In this case, Trump has to do something substantial militarily or nothing militarily at all. A pinprick missile attack like the one a year ago will be a laughable measure this time around and will mean next to nothing to a now far more powerful Assad. We have discussed this in depth multiple times before, but now that the President has basically painted himself into a corner when it comes to acting or not, he has to take away something dear to Assad if he decides to act militarily at all.
Assad's integrated air defense system is a particularly attractive target set because it will leave him vulnerable to wider follow-up strikes. The destruction of entire airfields and the aircraft based at them is another good option. Basically neutering his ability to wage air warfare would be a significant loss. The gas that was dropped on Douma was supposedly delivered via a barrel bomb out the back of a helicopter so this would be a relevant target set under the circumstances. Non-military regime targets are also attractive as well and could be paired with military targets to send a strong message.
Another non-military avenue does exist, and it could be far more effective when it comes to realizing change in Syria than firing Tomahawks and dropping JDAMs. The sanctions just placed by the U.S. on Russian oligarchs with direct ties to the Kremlin have sent Russian markets into a free-fall.
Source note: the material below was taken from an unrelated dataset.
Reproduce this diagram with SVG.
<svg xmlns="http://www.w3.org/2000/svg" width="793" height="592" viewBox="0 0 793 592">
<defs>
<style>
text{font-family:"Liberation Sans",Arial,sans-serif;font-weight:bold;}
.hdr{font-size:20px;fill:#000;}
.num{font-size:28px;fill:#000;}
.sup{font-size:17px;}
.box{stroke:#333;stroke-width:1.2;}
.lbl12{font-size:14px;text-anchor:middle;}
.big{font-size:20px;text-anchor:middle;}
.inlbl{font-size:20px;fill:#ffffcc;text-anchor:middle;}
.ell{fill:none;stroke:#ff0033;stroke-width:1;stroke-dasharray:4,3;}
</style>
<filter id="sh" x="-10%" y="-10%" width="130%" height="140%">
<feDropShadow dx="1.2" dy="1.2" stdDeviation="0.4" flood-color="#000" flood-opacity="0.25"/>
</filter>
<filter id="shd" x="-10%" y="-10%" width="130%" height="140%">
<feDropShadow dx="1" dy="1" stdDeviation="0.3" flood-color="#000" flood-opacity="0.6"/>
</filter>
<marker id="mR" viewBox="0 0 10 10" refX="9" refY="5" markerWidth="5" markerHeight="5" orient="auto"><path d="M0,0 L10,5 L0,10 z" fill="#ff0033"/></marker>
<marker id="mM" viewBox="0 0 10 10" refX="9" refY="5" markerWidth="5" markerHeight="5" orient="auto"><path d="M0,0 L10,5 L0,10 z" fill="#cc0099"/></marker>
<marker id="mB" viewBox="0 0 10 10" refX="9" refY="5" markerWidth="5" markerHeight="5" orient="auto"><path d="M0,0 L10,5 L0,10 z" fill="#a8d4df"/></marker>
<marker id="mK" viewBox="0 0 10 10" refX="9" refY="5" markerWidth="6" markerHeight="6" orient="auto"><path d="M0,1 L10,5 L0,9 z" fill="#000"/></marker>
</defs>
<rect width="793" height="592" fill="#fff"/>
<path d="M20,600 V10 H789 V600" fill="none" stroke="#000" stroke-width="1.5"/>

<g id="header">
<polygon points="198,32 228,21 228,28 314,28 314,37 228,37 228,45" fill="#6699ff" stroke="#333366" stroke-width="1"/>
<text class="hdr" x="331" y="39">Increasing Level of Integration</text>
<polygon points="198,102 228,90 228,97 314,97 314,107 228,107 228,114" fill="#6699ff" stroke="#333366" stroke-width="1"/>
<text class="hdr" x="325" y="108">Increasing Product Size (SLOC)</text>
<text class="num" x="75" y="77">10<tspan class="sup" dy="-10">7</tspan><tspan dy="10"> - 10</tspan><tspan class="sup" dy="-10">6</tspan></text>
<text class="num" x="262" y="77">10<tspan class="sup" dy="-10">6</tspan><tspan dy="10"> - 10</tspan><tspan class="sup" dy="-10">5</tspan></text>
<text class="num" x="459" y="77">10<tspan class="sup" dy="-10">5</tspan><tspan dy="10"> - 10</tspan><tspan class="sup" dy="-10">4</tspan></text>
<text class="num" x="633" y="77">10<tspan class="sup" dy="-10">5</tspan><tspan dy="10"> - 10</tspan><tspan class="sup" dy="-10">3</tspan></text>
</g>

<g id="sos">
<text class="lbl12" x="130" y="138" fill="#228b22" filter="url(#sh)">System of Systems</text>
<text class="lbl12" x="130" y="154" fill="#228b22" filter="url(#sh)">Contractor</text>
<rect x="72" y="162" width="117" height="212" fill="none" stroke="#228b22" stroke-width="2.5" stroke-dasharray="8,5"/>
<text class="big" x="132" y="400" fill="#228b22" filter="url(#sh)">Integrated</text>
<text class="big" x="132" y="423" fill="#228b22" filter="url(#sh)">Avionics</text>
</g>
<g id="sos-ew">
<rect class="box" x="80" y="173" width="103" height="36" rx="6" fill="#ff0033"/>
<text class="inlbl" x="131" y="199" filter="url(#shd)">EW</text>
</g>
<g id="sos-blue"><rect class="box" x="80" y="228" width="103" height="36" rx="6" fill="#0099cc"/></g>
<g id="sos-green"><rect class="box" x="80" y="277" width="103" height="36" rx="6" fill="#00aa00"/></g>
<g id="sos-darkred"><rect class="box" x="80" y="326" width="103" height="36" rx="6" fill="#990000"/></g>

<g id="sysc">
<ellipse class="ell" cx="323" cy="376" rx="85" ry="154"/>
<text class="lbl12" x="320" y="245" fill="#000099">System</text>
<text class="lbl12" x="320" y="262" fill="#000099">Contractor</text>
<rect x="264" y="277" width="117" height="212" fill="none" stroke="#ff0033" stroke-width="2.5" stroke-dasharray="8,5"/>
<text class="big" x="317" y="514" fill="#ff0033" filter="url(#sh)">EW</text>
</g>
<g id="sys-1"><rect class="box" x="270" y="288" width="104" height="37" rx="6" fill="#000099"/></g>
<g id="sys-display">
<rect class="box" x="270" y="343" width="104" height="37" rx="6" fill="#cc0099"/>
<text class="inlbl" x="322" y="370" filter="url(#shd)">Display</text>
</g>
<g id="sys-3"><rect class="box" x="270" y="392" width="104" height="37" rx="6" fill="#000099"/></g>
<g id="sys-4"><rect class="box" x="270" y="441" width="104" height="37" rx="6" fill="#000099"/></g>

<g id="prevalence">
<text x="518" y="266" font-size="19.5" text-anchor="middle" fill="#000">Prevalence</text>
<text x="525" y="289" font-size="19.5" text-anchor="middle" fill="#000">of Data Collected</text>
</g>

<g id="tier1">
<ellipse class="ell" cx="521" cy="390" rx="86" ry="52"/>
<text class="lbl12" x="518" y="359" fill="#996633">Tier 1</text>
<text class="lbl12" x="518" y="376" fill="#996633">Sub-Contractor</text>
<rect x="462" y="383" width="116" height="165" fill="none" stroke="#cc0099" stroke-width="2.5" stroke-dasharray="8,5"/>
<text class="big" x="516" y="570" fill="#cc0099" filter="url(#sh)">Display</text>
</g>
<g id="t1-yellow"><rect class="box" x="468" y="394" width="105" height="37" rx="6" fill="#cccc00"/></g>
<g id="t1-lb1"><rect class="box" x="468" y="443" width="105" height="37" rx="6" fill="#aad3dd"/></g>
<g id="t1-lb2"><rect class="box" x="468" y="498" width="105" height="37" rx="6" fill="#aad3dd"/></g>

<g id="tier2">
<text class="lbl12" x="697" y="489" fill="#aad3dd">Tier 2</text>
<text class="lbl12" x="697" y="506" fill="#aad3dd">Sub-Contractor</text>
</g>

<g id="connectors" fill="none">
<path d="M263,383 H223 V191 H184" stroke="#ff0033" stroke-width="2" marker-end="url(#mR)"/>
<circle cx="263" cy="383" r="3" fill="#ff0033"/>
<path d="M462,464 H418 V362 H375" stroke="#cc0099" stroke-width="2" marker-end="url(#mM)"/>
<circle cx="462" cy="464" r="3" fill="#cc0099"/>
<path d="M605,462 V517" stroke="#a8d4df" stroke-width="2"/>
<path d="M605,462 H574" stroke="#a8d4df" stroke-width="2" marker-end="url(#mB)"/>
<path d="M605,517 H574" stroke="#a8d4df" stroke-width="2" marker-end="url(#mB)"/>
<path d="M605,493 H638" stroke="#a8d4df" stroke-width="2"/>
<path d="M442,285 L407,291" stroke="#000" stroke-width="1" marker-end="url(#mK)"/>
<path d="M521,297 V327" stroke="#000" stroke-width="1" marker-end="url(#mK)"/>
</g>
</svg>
Russia's RDX index dropped a whopping 11.5% and the MOEX index dropped 8.5% today as a result. The Ruble was also sent tumbling.
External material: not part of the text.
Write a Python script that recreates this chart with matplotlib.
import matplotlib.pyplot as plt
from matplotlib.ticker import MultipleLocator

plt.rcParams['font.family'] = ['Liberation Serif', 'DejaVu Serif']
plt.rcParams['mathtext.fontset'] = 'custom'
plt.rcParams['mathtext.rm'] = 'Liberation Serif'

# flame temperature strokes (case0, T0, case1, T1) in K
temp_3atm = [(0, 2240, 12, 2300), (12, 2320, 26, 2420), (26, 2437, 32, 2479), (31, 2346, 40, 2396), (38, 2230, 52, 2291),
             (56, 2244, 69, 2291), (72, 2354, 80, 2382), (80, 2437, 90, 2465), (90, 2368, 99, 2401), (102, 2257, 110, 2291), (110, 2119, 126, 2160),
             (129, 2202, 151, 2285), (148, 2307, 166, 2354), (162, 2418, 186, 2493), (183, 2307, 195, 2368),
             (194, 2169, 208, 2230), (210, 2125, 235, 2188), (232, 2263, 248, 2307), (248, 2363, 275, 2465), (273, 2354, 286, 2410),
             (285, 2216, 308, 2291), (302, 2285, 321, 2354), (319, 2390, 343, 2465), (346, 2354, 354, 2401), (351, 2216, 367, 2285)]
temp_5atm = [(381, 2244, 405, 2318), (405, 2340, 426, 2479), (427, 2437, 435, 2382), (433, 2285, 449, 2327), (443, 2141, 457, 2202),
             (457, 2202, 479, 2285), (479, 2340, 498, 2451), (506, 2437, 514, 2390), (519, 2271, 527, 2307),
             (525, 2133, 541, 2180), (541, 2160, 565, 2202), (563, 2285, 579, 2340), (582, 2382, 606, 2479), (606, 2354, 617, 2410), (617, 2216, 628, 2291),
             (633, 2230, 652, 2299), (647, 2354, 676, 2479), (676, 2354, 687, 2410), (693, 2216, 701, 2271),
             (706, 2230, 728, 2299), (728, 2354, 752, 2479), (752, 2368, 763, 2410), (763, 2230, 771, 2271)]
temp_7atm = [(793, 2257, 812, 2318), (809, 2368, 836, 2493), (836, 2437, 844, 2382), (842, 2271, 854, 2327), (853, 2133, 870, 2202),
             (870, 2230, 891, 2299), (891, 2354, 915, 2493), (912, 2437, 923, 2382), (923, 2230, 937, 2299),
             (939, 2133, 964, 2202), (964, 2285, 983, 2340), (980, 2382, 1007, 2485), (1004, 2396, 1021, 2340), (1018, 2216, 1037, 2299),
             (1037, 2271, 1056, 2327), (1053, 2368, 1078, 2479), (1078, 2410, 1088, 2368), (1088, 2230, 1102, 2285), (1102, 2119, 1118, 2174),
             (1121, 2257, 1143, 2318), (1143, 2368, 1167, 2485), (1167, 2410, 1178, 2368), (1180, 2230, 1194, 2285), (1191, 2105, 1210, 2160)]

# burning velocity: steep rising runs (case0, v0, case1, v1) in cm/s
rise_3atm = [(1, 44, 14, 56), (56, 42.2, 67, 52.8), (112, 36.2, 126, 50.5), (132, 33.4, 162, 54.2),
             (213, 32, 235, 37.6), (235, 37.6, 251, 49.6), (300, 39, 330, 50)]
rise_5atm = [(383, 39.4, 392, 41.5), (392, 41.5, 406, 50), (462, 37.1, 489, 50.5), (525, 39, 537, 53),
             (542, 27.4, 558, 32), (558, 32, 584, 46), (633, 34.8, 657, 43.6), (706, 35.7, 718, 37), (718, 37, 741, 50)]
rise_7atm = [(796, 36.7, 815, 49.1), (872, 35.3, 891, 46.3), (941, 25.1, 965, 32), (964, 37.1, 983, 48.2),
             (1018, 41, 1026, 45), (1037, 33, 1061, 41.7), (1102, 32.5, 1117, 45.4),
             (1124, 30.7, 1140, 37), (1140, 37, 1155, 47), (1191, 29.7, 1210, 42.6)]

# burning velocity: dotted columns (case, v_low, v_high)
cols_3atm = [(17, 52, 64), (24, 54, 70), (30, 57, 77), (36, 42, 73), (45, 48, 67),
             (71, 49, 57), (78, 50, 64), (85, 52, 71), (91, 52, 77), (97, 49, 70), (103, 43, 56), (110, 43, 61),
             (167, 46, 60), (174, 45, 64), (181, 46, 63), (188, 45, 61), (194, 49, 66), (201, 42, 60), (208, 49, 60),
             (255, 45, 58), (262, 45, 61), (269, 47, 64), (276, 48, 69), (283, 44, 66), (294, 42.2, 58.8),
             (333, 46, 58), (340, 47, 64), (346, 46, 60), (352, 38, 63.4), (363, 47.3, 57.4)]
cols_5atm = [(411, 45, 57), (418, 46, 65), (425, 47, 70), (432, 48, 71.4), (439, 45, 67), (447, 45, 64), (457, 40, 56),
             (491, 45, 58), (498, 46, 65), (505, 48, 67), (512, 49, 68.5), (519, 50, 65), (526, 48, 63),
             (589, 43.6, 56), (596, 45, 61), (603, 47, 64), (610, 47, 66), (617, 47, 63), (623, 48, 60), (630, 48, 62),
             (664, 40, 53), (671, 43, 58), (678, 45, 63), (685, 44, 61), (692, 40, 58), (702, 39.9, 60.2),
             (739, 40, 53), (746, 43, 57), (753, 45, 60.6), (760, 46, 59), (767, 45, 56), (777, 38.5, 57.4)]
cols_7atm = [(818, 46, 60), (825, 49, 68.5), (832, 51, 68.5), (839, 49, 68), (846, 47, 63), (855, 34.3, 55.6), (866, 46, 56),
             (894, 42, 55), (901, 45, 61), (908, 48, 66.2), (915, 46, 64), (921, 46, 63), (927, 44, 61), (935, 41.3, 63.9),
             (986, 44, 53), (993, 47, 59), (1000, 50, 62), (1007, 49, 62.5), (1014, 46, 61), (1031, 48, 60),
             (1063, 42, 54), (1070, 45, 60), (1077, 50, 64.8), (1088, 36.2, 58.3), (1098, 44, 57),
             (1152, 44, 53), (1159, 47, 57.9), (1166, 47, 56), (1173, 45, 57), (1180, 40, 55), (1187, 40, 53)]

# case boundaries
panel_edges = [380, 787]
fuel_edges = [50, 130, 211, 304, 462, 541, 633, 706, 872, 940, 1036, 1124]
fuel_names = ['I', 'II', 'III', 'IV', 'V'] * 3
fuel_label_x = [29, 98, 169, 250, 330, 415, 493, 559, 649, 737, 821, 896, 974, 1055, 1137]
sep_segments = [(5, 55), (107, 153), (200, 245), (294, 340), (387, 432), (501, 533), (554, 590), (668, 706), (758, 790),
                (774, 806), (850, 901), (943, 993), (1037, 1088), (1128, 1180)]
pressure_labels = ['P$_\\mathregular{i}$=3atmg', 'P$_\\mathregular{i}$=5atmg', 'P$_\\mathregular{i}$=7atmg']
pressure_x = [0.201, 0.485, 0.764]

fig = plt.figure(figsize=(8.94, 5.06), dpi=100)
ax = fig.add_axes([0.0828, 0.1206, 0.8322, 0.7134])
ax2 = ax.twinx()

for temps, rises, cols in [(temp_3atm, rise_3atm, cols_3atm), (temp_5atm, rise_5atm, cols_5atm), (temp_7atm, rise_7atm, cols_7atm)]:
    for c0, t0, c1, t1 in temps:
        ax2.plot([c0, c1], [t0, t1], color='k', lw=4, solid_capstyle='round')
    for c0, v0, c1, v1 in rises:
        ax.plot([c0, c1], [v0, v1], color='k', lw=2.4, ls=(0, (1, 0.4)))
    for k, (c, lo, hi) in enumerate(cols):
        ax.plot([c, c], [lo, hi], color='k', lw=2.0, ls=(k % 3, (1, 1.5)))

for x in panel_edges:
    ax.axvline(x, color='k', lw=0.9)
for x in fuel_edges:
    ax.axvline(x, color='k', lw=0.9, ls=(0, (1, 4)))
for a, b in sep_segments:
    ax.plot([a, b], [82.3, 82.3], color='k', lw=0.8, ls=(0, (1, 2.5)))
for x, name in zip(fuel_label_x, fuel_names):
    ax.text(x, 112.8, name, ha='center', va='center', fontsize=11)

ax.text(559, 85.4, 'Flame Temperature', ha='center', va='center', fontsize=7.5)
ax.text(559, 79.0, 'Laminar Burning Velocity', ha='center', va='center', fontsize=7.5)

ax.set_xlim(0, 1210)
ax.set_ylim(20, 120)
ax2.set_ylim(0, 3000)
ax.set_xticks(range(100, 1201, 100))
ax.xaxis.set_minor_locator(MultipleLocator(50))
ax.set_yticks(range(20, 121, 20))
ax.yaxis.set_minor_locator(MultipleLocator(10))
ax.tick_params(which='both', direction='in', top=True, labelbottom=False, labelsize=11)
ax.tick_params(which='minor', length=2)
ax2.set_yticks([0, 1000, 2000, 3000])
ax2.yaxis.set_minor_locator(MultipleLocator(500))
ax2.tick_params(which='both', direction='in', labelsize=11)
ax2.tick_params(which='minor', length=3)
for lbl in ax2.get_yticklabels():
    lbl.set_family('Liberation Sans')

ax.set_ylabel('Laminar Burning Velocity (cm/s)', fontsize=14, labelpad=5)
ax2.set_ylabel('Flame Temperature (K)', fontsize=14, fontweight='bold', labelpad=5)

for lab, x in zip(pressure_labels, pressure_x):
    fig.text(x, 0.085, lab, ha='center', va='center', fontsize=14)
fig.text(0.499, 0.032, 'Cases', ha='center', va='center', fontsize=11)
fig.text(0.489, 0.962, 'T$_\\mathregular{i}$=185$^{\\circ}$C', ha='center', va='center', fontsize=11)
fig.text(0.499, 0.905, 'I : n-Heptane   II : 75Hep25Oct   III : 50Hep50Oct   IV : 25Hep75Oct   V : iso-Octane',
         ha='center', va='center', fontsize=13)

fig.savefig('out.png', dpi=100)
The impact of such economic retreat hits Russia on all levels, including at the very top of the food chain, and can send its economy into a nosedive. This means Russia will have even fewer Rubles to pay for its over ambitious weapons development programs that it can't already afford as well as its foreign policy excursions abroad. It will also put pressure on Putin at home to dial-back his foreign policy brinksmanship and to curtail his increasingly painful Syrian adventure.
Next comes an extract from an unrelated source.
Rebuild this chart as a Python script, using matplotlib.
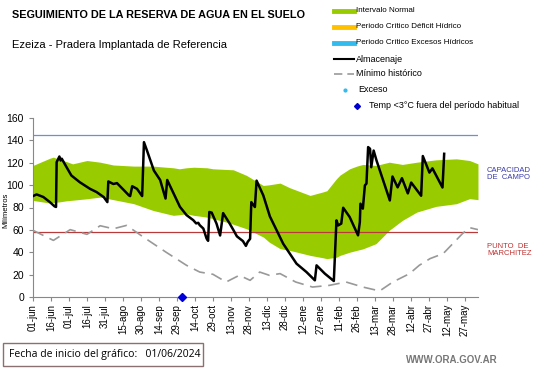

Assad has only kept himself in power because of Russia's intervention into the Syrian civil war. Assad does what he is told by his Moscow masters. If Russia paid dearly economically for Assad's maleficent acts, they are likely to stop.
Going after the Kremlin's pocketbook really shouldn't be an option, it should happen regardless of if a military operation is paired with it or not. Now that the Trump administration is finally taking something akin to a harder line against Moscow, maybe such an action is possible.
Regardless of what option or options the President chooses going forward in response to the gas attack in Douma, it seems as if tensions between Washington and Moscow are finally near the boiling point. Neither side is feigning friendship on any level anymore and the once bitter Cold War rivals seemed to have finally crossed the horizon into a much murkier standoff, one that has the real potential of going hot in some fashion or another within the next 48 hours.